Altri critici hanno visto in questo episodio uno dei migliori della stagione, ma tutta la Sesta è stata divisiva come mai in passato: la stagione ha vissuto di alti e bassi, personalmente identifico i primi soprattutto nell’aspetto visivo e sonoro ed i secondi in una sceneggiatura a tratti troppo facile.

Qualunque sia la vostra opinione sull’Ottava, Game of  Thrones è giunto alla conclusione. E’ stata la serie televisiva trasmessa in simultanea nel maggior numero di Paesi. E’ stata la serie più seguita della storia della Tv. E’ stata la serie che ha vinto più Emmy Awards e quella che ha conseguito il maggior numero di Nomination. In Otto Stagioni ha ottenuto più del doppio delle nomination di ER (al secondo posto di questa ‘classifica’) in 15 anni di programmazione. E l’Ottava, sia piaciuta o meno, aggiungerà altri riconoscimenti perché ancora una volta sono stati toccati punti di eccellenza. Ancora una volta è stata spostata l’asticella. Ed è questo che rimarrà dal punto di vista tecnico.

Ma se milioni di persone non sono andate al lavoro per vedere in diretta il finale di GOT vuol dire che c’è qualcosa di ancora più profondo che va al di là dell’aspetto tecnico: la serie ha davvero rappresentato il nostro tempo in modo unico. Le nostre paure collettive, in primis. L’esigenza di rivalutare gli spazi ed il ruolo delle donne, soprattutto rispetto alla gestione del potere. La ciclicità delle sfide da affrontare per salvaguardare la razza umana.
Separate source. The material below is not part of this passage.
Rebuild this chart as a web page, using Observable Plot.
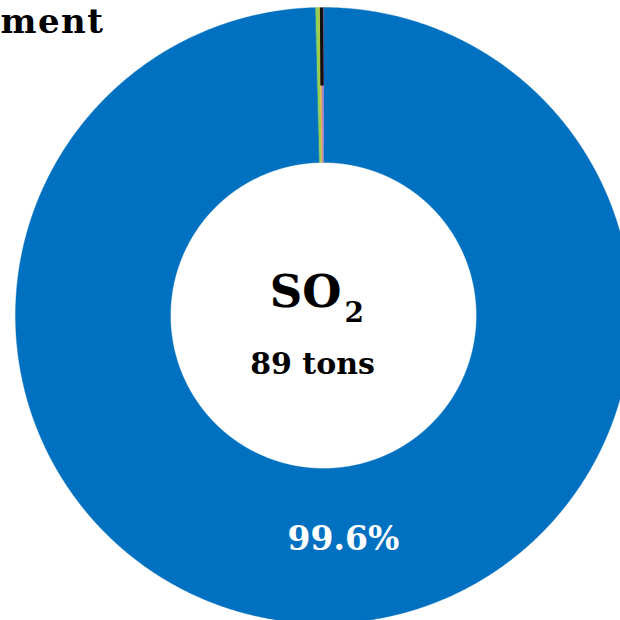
<!DOCTYPE html>
<html><head><meta charset="utf-8">
<script src="https://cdn.jsdelivr.net/npm/d3@7"></script>
<script src="https://cdn.jsdelivr.net/npm/@observablehq/plot@0.6"></script>
<style>html,body{margin:0;padding:0;overflow:hidden;background:#fff}</style>
</head><body><div id="chart"></div>
<script>
// ---- data ----
const categories = ["Source A", "Source B", "Source C", "Source D"];
const shares = [99.6, 0.2, 0.1, 0.1];          // percent of total
const colors = ["#0070C0", "#92D050", "#F6B63A", "#A77BC8"];
const pollutant = "SO";
const pollutantSub = "2";
const totalLabel = "89 tons";
const titleTail = "ment";

// ---- layout ----
const W = 620, H = 620;
const cx = 323, cy = 315, R = 308, R0 = 153;
const inner = R0 / R;
const font = "DejaVu Serif, Liberation Serif, serif";

const pieData = d3.pie().sort(null).value(d => d.share)(
  categories.map((c, i) => ({cat: c, share: shares[i]}))
);
const ring = [];
pieData.forEach(p => {
  const n = Math.max(2, Math.ceil((p.endAngle - p.startAngle) / 0.004));
  for (let k = 0; k <= n; k++) {
    const a = p.startAngle + (p.endAngle - p.startAngle) * k / n;
    ring.push({cat: p.data.cat, x: Math.sin(a), y: Math.cos(a)});
  }
  for (let k = n; k >= 0; k--) {
    const a = p.startAngle + (p.endAngle - p.startAngle) * k / n;
    ring.push({cat: p.data.cat, x: inner * Math.sin(a), y: inner * Math.cos(a)});
  }
});

const main = pieData[0];
const midA = (main.startAngle + main.endAngle) / 2;
const midR = (1 + inner) / 2;
const labelData = [{x: midR * Math.sin(midA), y: midR * Math.cos(midA), t: `${shares[0]}%`}];

const leadA = pieData[3].startAngle;
const leader = [{x1: 0.747 * Math.sin(leadA), y1: 0.747 * Math.cos(leadA), x2: Math.sin(leadA), y2: Math.cos(leadA)}];

const chart = Plot.plot({
  width: W, height: H,
  margin: 0,
  x: {domain: [-cx / R, (W - cx) / R], axis: null},
  y: {domain: [-(H - cy) / R, cy / R], axis: null},
  color: {domain: categories, range: colors},
  style: {fontFamily: font, background: "white"},
  marks: [
    Plot.line(ring, {x: "x", y: "y", z: "cat", fill: "cat", stroke: "cat", strokeWidth: 0.4, curve: "linear-closed", clip: true}),
    Plot.link(leader, {x1: "x1", y1: "y1", x2: "x2", y2: "y2", stroke: "#111", strokeWidth: 3.4, clip: true}),
    Plot.text(labelData, {x: "x", y: "y", text: "t", fill: "white", fontSize: 33, fontWeight: "bold", lineAnchor: "top", dx: 17, dy: -19}),
    Plot.text([pollutant], {x: () => 0, y: () => 0, text: d => d, fontSize: 45, fontWeight: "bold", fill: "black", textAnchor: "end", lineAnchor: "top", dx: 18, dy: -40}),
    Plot.text([pollutantSub], {x: () => 0, y: () => 0, text: d => d, fontSize: 28, fontWeight: "bold", fill: "black", textAnchor: "start", lineAnchor: "top", dx: 21, dy: -13}),
    Plot.text([totalLabel], {x: () => 0, y: () => 0, text: d => d, fontSize: 30, fontWeight: "bold", fill: "black", textAnchor: "middle", lineAnchor: "top", dx: -11, dy: 37}),
    Plot.text([titleTail], {frameAnchor: "top-left", text: d => d, fontSize: 34, fontWeight: "bold", fill: "black", textAnchor: "start", lineAnchor: "top", dx: 0, dy: 8, className: "title-tail"})
  ]
});
d3.select(chart).selectAll(".title-tail text").style("letter-spacing", "1.5px");
document.getElementById("chart").appendChild(chart);
</script>
</body></html>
Se a questi temi  vengono intrecciate le grandi questioni che da sempre muovono gli uomini, come il potere, la famiglia, l’onore e l’amore si capisce perché GOT sia riuscito a parlare ad una platea straordinariamente ampia ed eterogenea.

Non passerà facilmente il ricordo di tutto questo.

Basterà una battuta, un motto, un’immagine e torneremo al fianco di Jon, Sansa e Arya. Basteranno degli occhi troppo azzurri per farci tremare le gambe o la prima neve per farci temere l’arrivo di un lungo inverno. Basterà uno sguardo accigliato per ricordarci che i debiti vanno sempre pagati e se resteremo troppo tempo con il volto sott’acqua ci ricorderemo una volta di più che solo quello che è morto non può più morire.

IN PILLOLE

  • Dove: Sky Atlantic (doppiato in italiano dal  27 maggio).
  • Durata: 1h e 20 minuti.
  • La cosa che ci è piaciuta di più: il modo in cui Sansa interrompe lo zio Edmure e lo fa sedere mentre sta per proporsi come degno Sovrano dei Sette Regni ex aequo con la risata che accoglie il tentativo di Samuel di parlare di democrazia.
  • Il personaggio: Jon Snow

Il particolare: il vestito di Sansa, all’incoronazione. Finalmente ha messo da parte le tonalità scure da Guerriero per assumere un tono anche cromatico oltre che umorale più moderato, più sereno. Bellissimo il ricamo a foglie rosse che richiama quelle del Grande Albero Diga.